* [STATED GOAL]
From the first line of the data below through the line bearing "from bokeh.resources import INLINE", reproduce each line exactly; do not include pictures.

* [COLLECTED MATERIAL]
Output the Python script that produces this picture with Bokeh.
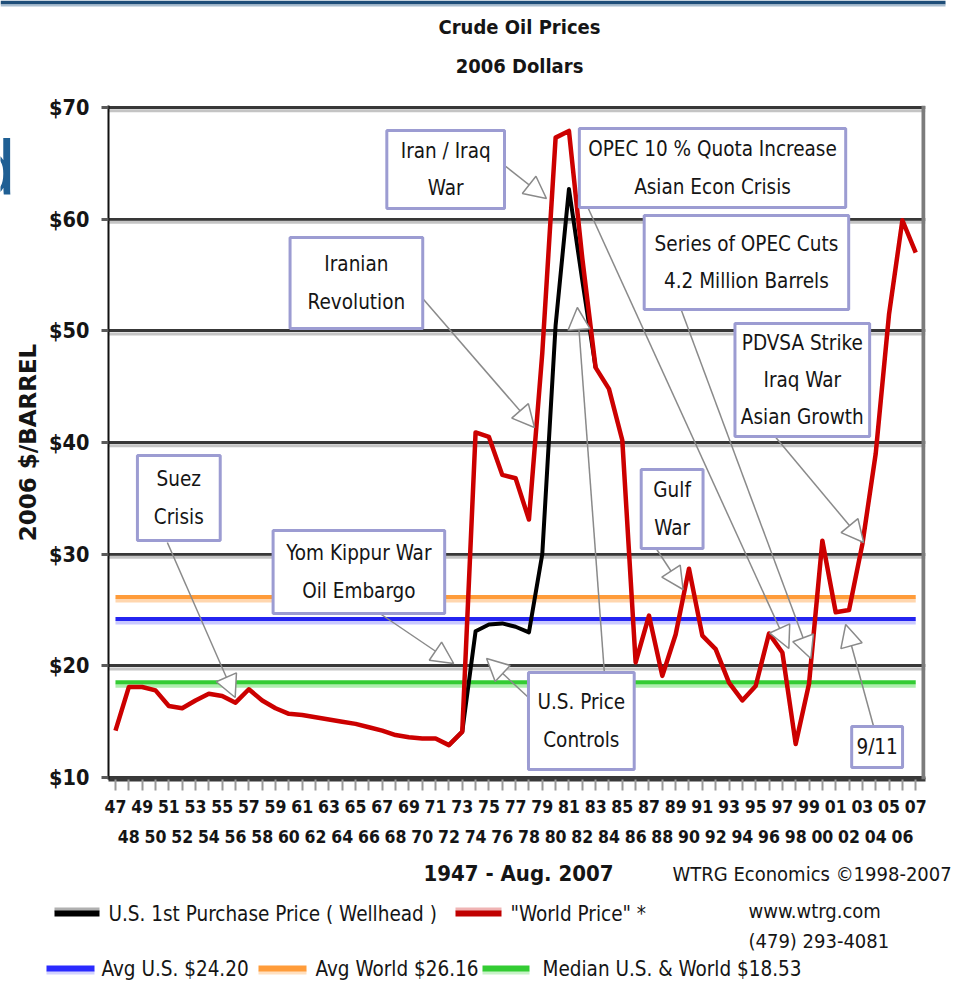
from bokeh.plotting import figure
from bokeh.layouts import column, row
from bokeh.models import (Range1d, FixedTicker, LinearAxis, NumeralTickFormatter,
                          Label, BoxAnnotation, Arrow, NormalHead, Span)
from bokeh.embed import file_html
from bokeh.resources import INLINE

# ---------------------------------------------------------------- data
years = list(range(1947, 2008))
world_price = [14.2, 18.1, 18.1, 17.8, 16.4, 16.2, 16.9, 17.5, 17.3, 16.7,
               17.9, 16.9, 16.2, 15.7, 15.6, 15.4, 15.2, 15.0, 14.8, 14.5,
               14.2, 13.8, 13.6, 13.5, 13.5, 12.9, 14.1, 40.9, 40.5, 37.1,
               36.8, 33.1, 48.0, 67.3, 67.9, 56.5, 46.7, 44.8, 40.2, 20.3,
               24.5, 19.1, 22.8, 28.7, 22.7, 21.5, 18.5, 16.9, 18.2, 22.9,
               21.2, 13.0, 18.4, 31.2, 24.8, 25.0, 30.9, 39.0, 51.5, 59.9, 57.0]

us_years = list(range(1972, 1984))
us_price = [12.9, 14.1, 23.1, 23.7, 23.8, 23.5, 23.0, 30.0, 50.5, 62.7, 54.5, 46.7]

avg_us = 24.20
avg_world = 26.16
median_all = 18.53

price_ticks = [10, 20, 30, 40, 50, 60, 70]
odd_years = years[0::2]
even_years = years[1::2]
odd_labels = [f"{y % 100:02d}" for y in odd_years]
even_labels = [f"{y % 100:02d}" for y in even_years]

# ---------------------------------------------------------------- page geometry
W, H = 959, 981
TOP_H = 85            # title band
MAIN_BOTTOM = 858     # main chart ends here, footer below
STRIP_W = 12          # slim strip at the left edge of the slide
FRAME_L, FRAME_R, FRAME_T, FRAME_B = 106, 925, 105, 779
PX_1947, PX_PER_YEAR = 113.0, 13.37
PY_10, PX_PER_DOLLAR = 777.0, 11.167

X0 = 1947 - (PX_1947 - FRAME_L) / PX_PER_YEAR
X1 = 1947 + (FRAME_R - PX_1947) / PX_PER_YEAR
Y0 = 10 - (FRAME_B - PY_10) / PX_PER_DOLLAR
Y1 = 10 + (PY_10 - FRAME_T) / PX_PER_DOLLAR


def dx(px):
    """page pixel column -> year coordinate"""
    return 1947 + (px - PX_1947) / PX_PER_YEAR


def dy(py):
    """page pixel row -> price coordinate"""
    return 10 + (PY_10 - py) / PX_PER_DOLLAR


NARROW = "DejaVu Sans Condensed"
WIDE = "DejaVu Sans"
SANS = "Liberation Sans"
INK = "#151515"
ARROW_GRAY = "#8a8a8a"


def blank_panel(width, height, x_left, x_right, y_top, y_bottom):
    """figure without axes whose data units are page pixels"""
    f = figure(width=width, height=height, title=None,
               x_range=Range1d(x_left, x_right), y_range=Range1d(y_bottom, y_top),
               output_backend="svg", toolbar_location=None, min_border=0,
               x_axis_location=None, y_axis_location=None,
               background_fill_color="white", border_fill_color="white")
    f.outline_line_color = None
    f.grid.visible = False
    return f


def put_text(fig, x, y, text, size, align="left", style="normal", font=NARROW,
             color=INK, baseline="middle"):
    fig.add_layout(Label(x=x, y=y, text=text, text_align=align,
                         text_baseline=baseline, text_font=font,
                         text_font_size=size, text_font_style=style,
                         text_color=color))


# ---------------------------------------------------------------- title band
top = blank_panel(W, TOP_H, 0, W, 0, TOP_H)
top.quad(left=0, right=945, top=0, bottom=4, fill_color="#1f4e79", line_color=None)
top.quad(left=0, right=945, top=4, bottom=6, fill_color="#a9bdd0", line_color=None)
put_text(top, 519, 26, "Crude Oil Prices", "20px", align="center", style="bold")
put_text(top, 519, 65, "2006 Dollars", "20px", align="center", style="bold")

# ---------------------------------------------------------------- left strip
strip = blank_panel(STRIP_W, MAIN_BOTTOM - TOP_H, 0, STRIP_W, TOP_H, MAIN_BOTTOM)
put_text(strip, 15, 157, "d", "78px", align="right", font=SANS, color="#1f5f94",
         baseline="middle")

# ---------------------------------------------------------------- main chart
p = figure(width=W - STRIP_W, height=MAIN_BOTTOM - TOP_H, title=None,
           x_range=Range1d(X0, X1), y_range=Range1d(Y0, Y1),
           output_backend="svg", toolbar_location=None,
           min_border_left=FRAME_L - STRIP_W, min_border_right=W - FRAME_R,
           min_border_top=FRAME_T - TOP_H, min_border_bottom=MAIN_BOTTOM - FRAME_B,
           background_fill_color="white", border_fill_color="white")
p.outline_line_color = None

yax = p.yaxis[0]
yax.ticker = FixedTicker(ticks=price_ticks)
yax.formatter = NumeralTickFormatter(format="$0")
yax.major_label_text_font = NARROW
yax.major_label_text_font_style = "bold"
yax.major_label_text_font_size = "21.5px"
yax.major_label_text_color = INK
yax.major_label_standoff = 12
yax.major_tick_out = 7
yax.major_tick_in = 0
yax.major_tick_line_width = 3
yax.major_tick_line_color = "#5a5a5a"
yax.minor_tick_line_color = None
yax.axis_line_color = "#111111"
yax.axis_line_width = 2
yax.axis_label = "2006 $/BARREL"
yax.axis_label_text_font = WIDE
yax.axis_label_text_font_style = "bold"
yax.axis_label_text_font_size = "23px"
yax.axis_label_text_color = INK
yax.axis_label_standoff = 5

xax = p.xaxis[0]
xax.ticker = FixedTicker(ticks=years)
xax.major_label_overrides = {**{y: "" for y in even_years},
                             **dict(zip(odd_years, odd_labels))}
xax.major_label_text_font = NARROW
xax.major_label_text_font_style = "bold"
xax.major_label_text_font_size = "17.5px"
xax.major_label_text_color = INK
xax.major_label_standoff = 9
xax.major_tick_out = 11
xax.major_tick_in = 0
xax.major_tick_line_width = 2
xax.major_tick_line_color = "#9a9a9a"
xax.minor_tick_line_color = None
xax.axis_line_color = "#3a3a3a"
xax.axis_line_width = 4

xax2 = LinearAxis(ticker=FixedTicker(ticks=even_years),
                  major_label_overrides=dict(zip(even_years, even_labels)),
                  major_label_text_font=NARROW, major_label_text_font_style="bold",
                  major_label_text_font_size="17.5px", major_label_text_color=INK,
                  major_label_standoff=14, major_tick_out=0, major_tick_in=0,
                  major_tick_line_color=None, minor_tick_line_color=None,
                  axis_line_color=None)
p.add_layout(xax2, "below")

# horizontal rules with a pale lower edge, plus the grey right-hand border
p.xgrid.visible = False
p.ygrid.ticker = FixedTicker(ticks=price_ticks)
p.ygrid.grid_line_color = "#383838"
p.ygrid.grid_line_width = 3
for v in price_ticks:
    p.add_layout(Span(location=v - 3.2 / PX_PER_DOLLAR, dimension="width",
                      line_color="#c4c4c4", line_width=3, level="underlay"))
p.add_layout(Span(location=dx(923), dimension="height", line_color="#7c7c7c",
                  line_width=4))

# average and median levels
ref_lines = [(avg_world, "#ff9c3a", "#ffd6ae"),
             (avg_us, "#2424f0", "#c9c9ff"),
             (median_all, "#33cc33", "#aeeeae")]
shade = 3.5 / PX_PER_DOLLAR
for level, col, light in ref_lines:
    p.line([years[0], years[-1]], [level - shade, level - shade],
           line_color=light, line_width=4)
    p.line([years[0], years[-1]], [level, level], line_color=col, line_width=4)

# price series
p.line(us_years, us_price, line_color="black", line_width=4, line_join="round")
p.line(years, world_price, line_color="#cc0000", line_width=4.5, line_join="round")

# event callouts: text box (page pixels) and pointer arrows
callouts = [
    ("Iran / Iraq\nWar", (385, 130, 503, 208)),
    ("OPEC 10 % Quota Increase\nAsian Econ Crisis", (578, 128, 845, 207)),
    ("Series of OPEC Cuts\n4.2 Million Barrels", (643, 215, 848, 309)),
    ("Iranian\nRevolution", (288, 237, 421, 328)),
    ("PDVSA Strike\nIraq War\nAsian Growth", (734, 323, 869, 436)),
    ("Suez\nCrisis", (135, 455, 218, 540)),
    ("Gulf\nWar", (640, 469, 702, 548)),
    ("Yom Kippur War\nOil Embargo", (271, 530, 443, 613)),
    ("U.S. Price\nControls", (527, 672, 633, 769)),
    ("9/11", (851, 726, 902, 767)),
]
pointers = [
    ((503, 165), (545, 198)),
    ((421, 298), (533, 427)),
    ((165, 542), (233, 697)),
    ((378, 613), (452, 663)),
    ((527, 697), (485, 658)),
    ((603, 671), (576, 307)),
    ((587, 208), (788, 648)),
    ((680, 309), (810, 658)),
    ((775, 437), (863, 542)),
    ((655, 548), (682, 589)),
    ((873, 726), (845, 624)),
]

for (x0, y0), (x1, y1) in pointers:
    p.add_layout(Arrow(end=NormalHead(size=22, fill_color="white",
                                      line_color=ARROW_GRAY, line_width=1.5),
                       x_start=dx(x0), y_start=dy(y0), x_end=dx(x1), y_end=dy(y1),
                       line_color=ARROW_GRAY, line_width=1.5))

for text, (l, t, r, b) in callouts:
    p.add_layout(BoxAnnotation(left=dx(l), right=dx(r), top=dy(t), bottom=dy(b),
                               fill_color="white", fill_alpha=1.0,
                               line_color="#9c9cd2", line_width=3, line_alpha=1.0))
    p.add_layout(Label(x=dx((l + r) / 2), y=dy((t + b) / 2), text=text,
                       text_align="center", text_baseline="middle",
                       text_font=NARROW, text_font_size="20.5px",
                       text_line_height=1.55, text_color=INK))

# ---------------------------------------------------------------- footer
foot = blank_panel(W, H - MAIN_BOTTOM, 0, W, MAIN_BOTTOM, H)
put_text(foot, 518, 873, "1947 - Aug. 2007", "22px", align="center", style="bold")
put_text(foot, 672, 873, "WTRG Economics \u00a91998-2007", "20px")
put_text(foot, 748, 910, "www.wtrg.com", "20px")
put_text(foot, 748, 940, "(479) 293-4081", "20px")

# legend: swatch band with its pale edge, then the entry text
legend_rows = [
    (54, 99, 913, "black", "#b0b0b0", -4, "U.S. 1st Purchase Price ( Wellhead )", 108),
    (455, 501, 913, "#c00000", "#f0b4b4", -4, "\"World Price\" *", 510),
    (46, 94, 968, "#2a2aff", "#d2d2ff", 4, "Avg U.S. $24.20", 101),
    (258, 306, 968, "#ff9c3a", "#ffe0c0", 4, "Avg World $26.16", 315),
    (482, 529, 968, "#33cc33", "#c8f2c8", 4, "Median U.S. & World $18.53", 542),
]
for l, r, cy, col, light, off, text, tx in legend_rows:
    foot.quad(left=l, right=r, top=cy + off - 2, bottom=cy + off + 2,
              fill_color=light, line_color=None)
    foot.quad(left=l, right=r, top=cy - 3, bottom=cy + 3, fill_color=col,
              line_color=None)
    put_text(foot, tx, cy, text, "20.5px")

layout = column(top, row(strip, p), foot)
open("out.html", "w").write(file_html(layout, INLINE))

* [TASK SOLUTION]
Output the Python script that produces this picture with Bokeh.
from bokeh.plotting import figure
from bokeh.layouts import column, row
from bokeh.models import (Range1d, FixedTicker, LinearAxis, NumeralTickFormatter,
                          Label, BoxAnnotation, Arrow, NormalHead, Span)
from bokeh.embed import file_html
from bokeh.resources import INLINE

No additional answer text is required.